東京工科自動車大学校による出前授業では、AR教材だけでなく、車の実機を用いた講習なども行っている

東京工科自動車大学校による出前授業では、AR教材だけでなく、車の実機を用いた講習なども行っている

期待どおり、生徒たちの表情は明るかったですね。普段なかなか見られないような表情を見せる生徒もいました。

どのような苦労を、どのように乗り越えたのか

苦労しているのは、生徒をいかに飽きさせないか、ということです。普段の授業では、教科書の説明を補うために、YouTubeにアップされている車の解説動画などを活用しています。しかし、ただ動画を見せるだけでは生徒はすぐに飽きてしまいます。いろいろ試行錯誤をしつつ、要点を解説しながら動画の大事な部分だけを見せるなど、メリハリをつけるように努めています。

実は、私はもともと機械が専門で、自動車関連の経験は長くないんです。だからこそ、どこが難しいポイントなのか、動画のどの部分が理解の手助けになるかなどは、学習者としての視点も生かしつつ見極めています。

東京都立六郷工科高等学校

デジタルツールの活用についてはまだまだ改善の余地がありますが、他の先生のやり方も参考にしながら、例えばパワーポイントでの資料づくりなど、できる限りの工夫を試みています。
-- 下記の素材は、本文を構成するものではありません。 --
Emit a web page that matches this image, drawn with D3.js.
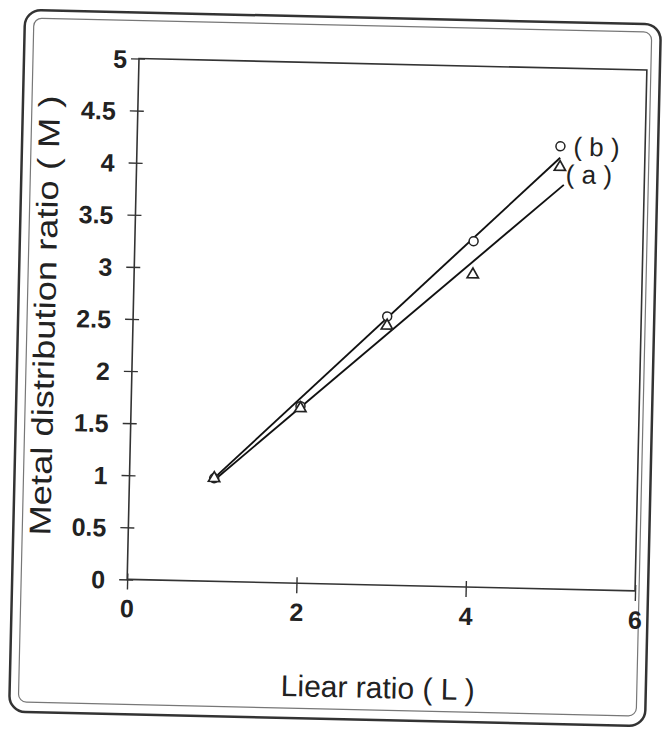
<!DOCTYPE html>
<html>
<head>
  <meta charset="utf-8">
  <script src="https://d3js.org/d3.v7.min.js"></script>
  <style>
    body{ margin:0; background:#fff; }
    text{ font-family:"Liberation Sans", Arial, sans-serif; fill:#222; }
    .tick-label{ font-size:25px; font-weight:bold; }
    .axis-title{ font-size:30px; }
    .series-label{ font-size:26px; }
  </style>
</head>
<body>
  <svg width="667" height="738" id="chart"></svg>
  <script>
    // data
    var linerRatio = [1, 2, 3, 4, 5];
    var seriesA = [0.99, 1.68, 2.49, 3.0, 4.05];   // (a) triangles
    var seriesB = [0.99, 1.70, 2.58, 3.32, 4.25];  // (b) circles
    var fitA = [[1, 0.97], [5.05, 3.88]];
    var fitB = [[1, 0.99], [5, 4.14]];
    var xTicks = [0, 2, 4, 6];
    var yTicks = [0, 0.5, 1, 1.5, 2, 2.5, 3, 3.5, 4, 4.5, 5];

    var svg = d3.select("svg#chart");
    // the scan is slightly tilted
    var g = svg.append("g").attr("transform", "rotate(1.3,333,369)");

    var pLeft = 132, pRight = 640, pTop = 63, pBottom = 584;
    var x = d3.scaleLinear().domain([0, 6]).range([pLeft, pRight]);
    var y = d3.scaleLinear().domain([0, 5]).range([pBottom, pTop]);

    //outer frame, double line
    g.append("rect")
      .attr("x", 17).attr("y", 17).attr("width", 636).attr("height", 702)
      .attr("rx", 16)
      .style("fill", "none").style("stroke", "#333").style("stroke-width", 2.5);
    g.append("rect")
      .attr("x", 26).attr("y", 25).attr("width", 618).attr("height", 684)
      .attr("rx", 8)
      .style("fill", "none").style("stroke", "#777").style("stroke-width", 1.2);

    //plot box
    g.append("rect")
      .attr("x", pLeft).attr("y", pTop)
      .attr("width", pRight - pLeft).attr("height", pBottom - pTop)
      .style("fill", "none").style("stroke", "#333").style("stroke-width", 1.6);

    //axes with crossing ticks
    var yAxis = d3.axisLeft(y).tickValues(yTicks).tickSize(0).tickFormat(d3.format("~g"));
    var xAxis = d3.axisBottom(x).tickValues(xTicks).tickSize(0).tickFormat(d3.format("d"));

    var ya = g.append("g").attr("transform", "translate(" + pLeft + ",0)").call(yAxis);
    ya.select(".domain").remove();
    ya.selectAll("text").attr("class", "tick-label")
      .attr("x", function(d){ return d === 5 ? -12 : -22; }).attr("dy", "0.36em");
    ya.selectAll(".tick").append("line")
      .attr("x1", -8).attr("x2", 6).style("stroke", "#333").style("stroke-width", 1.4);

    var xa = g.append("g").attr("transform", "translate(0," + pBottom + ")").call(xAxis);
    xa.select(".domain").remove();
    xa.selectAll("text").attr("class", "tick-label").attr("y", 20).attr("dy", "0.71em");
    xa.selectAll(".tick").append("line")
      .attr("y1", -6).attr("y2", 10).style("stroke", "#333").style("stroke-width", 1.4);

    //trend lines
    var line = d3.line().x(function(d){ return x(d[0]); }).y(function(d){ return y(d[1]); });
    [fitA, fitB].forEach(function(f){
      g.append("path").attr("d", line(f))
        .style("fill", "none").style("stroke", "#111").style("stroke-width", 1.9);
    });

    //markers
    g.selectAll("circle.b").data(linerRatio).enter().append("circle")
      .attr("class", "b")
      .attr("cx", function(d){ return x(d); })
      .attr("cy", function(d, i){ return y(seriesB[i]); })
      .attr("r", 4.5)
      .style("fill", "#fff").style("stroke", "#222").style("stroke-width", 1.5);

    var tri = d3.symbol().type(d3.symbolTriangle).size(55);
    g.selectAll("path.a").data(linerRatio).enter().append("path")
      .attr("class", "a")
      .attr("d", tri)
      .attr("transform", function(d, i){ return "translate(" + x(d) + "," + y(seriesA[i]) + ")"; })
      .style("fill", "#fff").style("stroke", "#222").style("stroke-width", 1.7);

    //series labels
    g.append("text").attr("class", "series-label")
      .attr("x", x(5) + 13).attr("y", y(seriesB[4]) + 9)
      .text("( b )");
    g.append("text").attr("class", "series-label")
      .attr("x", x(5) + 6).attr("y", y(seriesA[4]) + 16)
      .text("( a )");

    //axis titles
    g.append("text").attr("class", "axis-title")
      .attr("text-anchor", "middle")
      .attr("x", (pLeft + pRight) / 2 - 1).attr("y", 697)
      .text("Liear ratio ( L )");
    g.append("text").attr("class", "axis-title")
      .attr("text-anchor", "middle")
      .attr("textLength", 440).attr("lengthAdjust", "spacingAndGlyphs")
      .attr("transform", "translate(54,322) rotate(-90)")
      .text("Metal distribution ratio ( M )");
  </script>
</body>
</html>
デジタルツールありきではなく、「生徒は何を知りたいのか」「どこの理解が足りていないのか」という視点でポイントを探り、それをしっかりと押さえたうえで効果的に使っていく必要があると考えています。

生徒にどのような学びの効果があったのか

「体験に勝るものはない」と言われますが、生徒のいきいきとした表情を見て、それをまさに実感しました。AR教材については、車の構造やメカニズムについて理解を促すのに一定の効果があったと感じています。

教科書のテキスト、イラスト、写真などを見るだけでは、なかなか理解できない、イメージが湧かない……という生徒は少なくありません。AR教材を用いることで、3次元の静止画や動画をさまざまな角度から見てもらい、教科書等ではイメージが湧きにくい生徒でも感覚的に理解ができたと思います。効果という点では、楽しく好奇心をもって主体的に学びに向かってもらえたことが、何よりも大きいと感じています。

出前授業を受けた1・2年生は、まだ本格的な車の分解実習などは行っていない段階なので、理解を深めたうえで実習に臨めるというメリットもありました。また、長期的な視点で見ると、社会に出て働き始めてからも、「ARで見たことがある」という経験は少なからず役立つと思います。

先生にはどのような意識の変化があったか

生徒の目の輝きの変わりようを目の当たりにして、デジタルツールの有用性を再認識しました。ツールに頼りすぎると大事なポイントを見失いかねないので冷静に判断すべきではありますが、便利なもの、生徒の学びがより深まるものについては、積極的に活用していきたいと考えています。

東京都立六郷工科高等学校

いま、構想しているのが、ウェアラブル(装着型)カメラの活用です。ベテラン技術者がカメラを装着し、エンジンの点検や調整の様子などを画面に映しながら解説する、という研修を行っている自動車メーカーがあるようで、本校でもやってみたいなと。インターネットを通じて配信すれば、学級閉鎖などでオンライン授業になっても生徒は自宅から見られますし、さまざまなメリットがあるはずです。先端技術の導入・活用は、本校にとって大きな付加価値になると思います。

※本記事は実践事例を広く紹介することを目的としており、記事内において一般に販売している商品、機器等に言及している部分がありますが、特定の商品等の活用を勧めるものではありません。学校が一般に販売されているものを活用する場合は、活動内容や各学校の状況等に応じて選択してください。